Decent but underwhelming, the transfer shows clear room for improvement. Some of the picture's less than stellar attributes may simply be inherent to the original photography, but the image does have an occasionally artificial quality.
The film is provided with an English DTS-HD MA 5.1 track and a Spanish Dolby Digital 1.0 track. English SDH, Spanish, and French subtitles are also available. With a very tiny soundfield, the movie lacks any real sense of immersion.

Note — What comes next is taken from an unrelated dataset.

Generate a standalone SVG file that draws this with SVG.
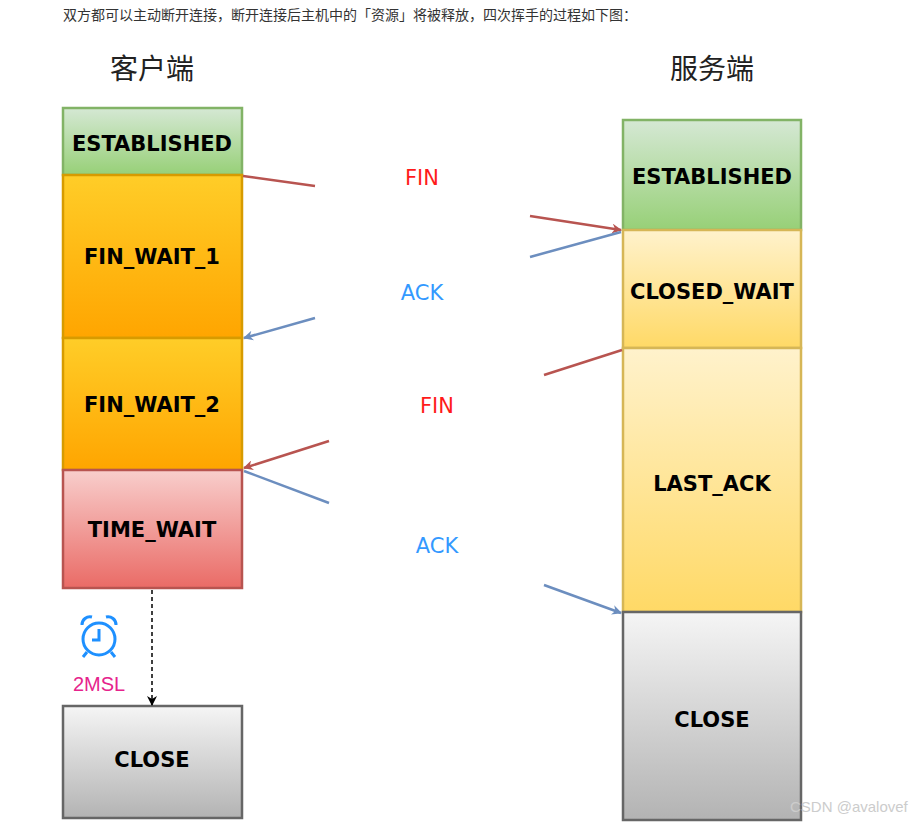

Speech is clean, crisp, and well prioritized, giving Sorkin's trademark dialogue ample room to breathe. Likewise, Marc Shaiman's stirring score comes through with strong fidelity, and is spread nicely around the room, letting the movie's memorable theme soar. Unfortunately, that's pretty much all the track has to offer. Outside of dialogue and music, effects work is sparse, and there is only a very minimal sense of ambiance. Even the front soundstage is surprisingly subdued, doing little to bolster the seemingly hectic and lively atmosphere of the White House. Some brief instances of directionality and surround activity crop up (a helicopter panning form the rears to the front, for instance) but these occurrences are so rare that they actually tend to stick out when they happen. Dynamic range is on the flat side, and bass activity is negligible.
The mix is free of any major technical issues, but the track is disappointingly basic. Fans should still be satisfied with the audio, but it's a comparatively mediocre effort.

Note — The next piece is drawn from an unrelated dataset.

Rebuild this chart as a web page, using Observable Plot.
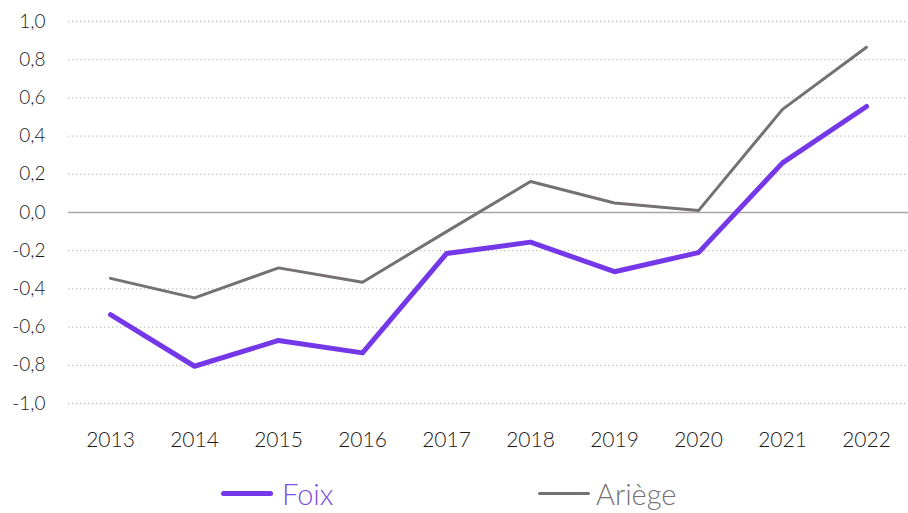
<!DOCTYPE html>
<html><head><meta charset="utf-8">
<script src="https://cdn.jsdelivr.net/npm/d3@7"></script>
<script src="https://cdn.jsdelivr.net/npm/@observablehq/plot@0.6"></script>
<style>
body{margin:0;background:#fff;font-family:Lato,"Open Sans",sans-serif;}
#legend{position:relative;height:50px;font-size:29px;font-weight:300;}
.item{display:flex;align-items:center;position:absolute;line-height:1;}
.sw{display:inline-block;width:52px;border-radius:3px;}
</style></head><body>
<div id="chart"></div>
<div id="legend">
  <div class="item" style="left:221px;top:16px;"><span class="sw" style="height:5px;background:#7438E8;margin-right:9px;"></span><span style="color:#7D4CE8;">Foix</span></div>
  <div class="item" style="left:538px;top:16px;"><span class="sw" style="height:3px;background:#767171;margin-right:6px;"></span><span style="color:#767171;">Ariège</span></div>
</div>
<script>
const years = [2013,2014,2015,2016,2017,2018,2019,2020,2021,2022];
const foix = [-0.535,-0.805,-0.67,-0.735,-0.215,-0.155,-0.31,-0.21,0.26,0.555];
const ariege = [-0.345,-0.447,-0.29,-0.365,-0.10,0.162,0.05,0.01,0.54,0.865];
const yTicks = [-1,-0.8,-0.6,-0.4,-0.2,0,0.2,0.4,0.6,0.8,1];

const fmt = v => d3.format(".1f")(v).replace(".", ",").replace("−","-");
const dF = years.map((y,i)=>({year:y, v:foix[i]}));
const dA = years.map((y,i)=>({year:y, v:ariege[i]}));

const chart = Plot.plot({
  width: 908, height: 463,
  marginLeft: 68, marginRight: 0, marginTop: 21, marginBottom: 60,
  style: {fontFamily: "Lato, 'Open Sans', sans-serif", fontSize: "19px", fontWeight: 300, color: "#1a1a1a", background: "#fff"},
  x: {type: "point", domain: years, padding: 0.5, label: null, tickSize: 0, tickPadding: 29, tickFormat: d => String(d)},
  y: {domain: [-1, 1], ticks: yTicks, tickFormat: fmt, label: null, tickSize: 0, tickPadding: 23},
  marks: [
    Plot.ruleY(yTicks.filter(t => t !== 0), {stroke: "#BFBFBF", strokeWidth: 1.3, strokeDasharray: "1.3,2.7"}),
    Plot.ruleY([0], {stroke: "#A6A6A6", strokeWidth: 1.6}),
    Plot.line(dA, {x: "year", y: "v", stroke: "#767171", strokeWidth: 3, strokeLinejoin: "round", strokeLinecap: "round"}),
    Plot.line(dF, {x: "year", y: "v", stroke: "#7438E8", strokeWidth: 5, strokeLinejoin: "round", strokeLinecap: "round"})
  ]
});
chart.querySelectorAll("[aria-label='x-axis tick label'] text").forEach(t => t.style.fontSize = "21px");
document.getElementById("chart").appendChild(chart);
</script>
</body></html>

'The American President' is a smart, sweet, and funny romantic comedy from Rob Reiner and Aaron Sorkin. Some of the scripting can be a bit idealistic, but the film has an old-fashioned charm that works well. Unfortunately, the video transfer is seemingly dated, and while serviceable, it's not ideal. The audio is also pretty average, but gets the job done. Disappointingly, this is a barebones release. While not a classic, the film deserves better than this, and as it stands, this is a mediocre catalog release that will only appeal to fans.